It is Tuesday afternoon and my family is on the final leg of a very long summer adventure. We are hours from home and the spirits of the Middle have been lifted again.
Early yesterday morning, after waking up at 4 am to catch an early flight, our traveling
carnival group of seven boarded an American Airlines flight from Honolulu to LAX. As seems to happen more often these days, our group was seated in different rows. The Oldest & the Middle (who seem to have found a new appreciation for each other as traveling companions, if not as brothers) begged to sit together. As we landed in LA I reminded them to check for their belongings.
It wasn’t until and hour later, as our connecting flight to Las Vegas was getting ready to board, that the Middle realized he’d left his iPod in the seat back pocket. He began crying right away. It’s important to note that this iPod wasn’t a gift. The Middle saved his Christmas and birthday money until he could afford to buy it himself. He’s had it for a year, so he was 9 when he made this very special purchase. What upset him the most though, was that his vacation pictures were on his iPod.

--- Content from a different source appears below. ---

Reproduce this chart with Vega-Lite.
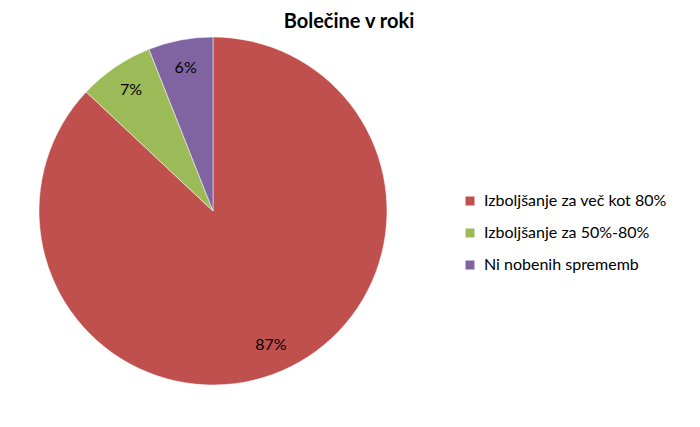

I ran back to the gate we had arrived on and went to the agent desk. After standing there (and being blatantly ignored by a female agent) for six minutes, I asked another agent who was by the door, if the plane was the same one. I explained what had happened and told him which seat my son had been in. He let it be known that he didn’t want to help and that he had no interest. He essentially told me that it was our tough luck. The plane had been loaded and was set to return to Hawaii. After I begged he said he would check “in a minute”. He walked down the ramp, returned & told me it wasn’t there and “must have been cleaned out when they cleaned the plane”.
Late last night, still mulling over the lost iPod and with a nagging suspicion that the seat back hasn’t really been checked, I took a chance and turned to Twitter. American Airlines responded right away and requested the flight, seat and item information. An hour ago I was notified that the iPod has been found in Hawaii and arrangements have been made for its return (not to be bitter but, had the agent really checked for it this could have been wrapped up in LA and without a shipping charge).
Anyway, I am very grateful to both Twitter and American Airlines for making it possible to locate The Middle’s iPod so quickly. The boy has learned his lesson and will always check the seat back pocket on future flights. And he will have to forever live with the knowledge that his iPod has been to Hawaii more times than he has.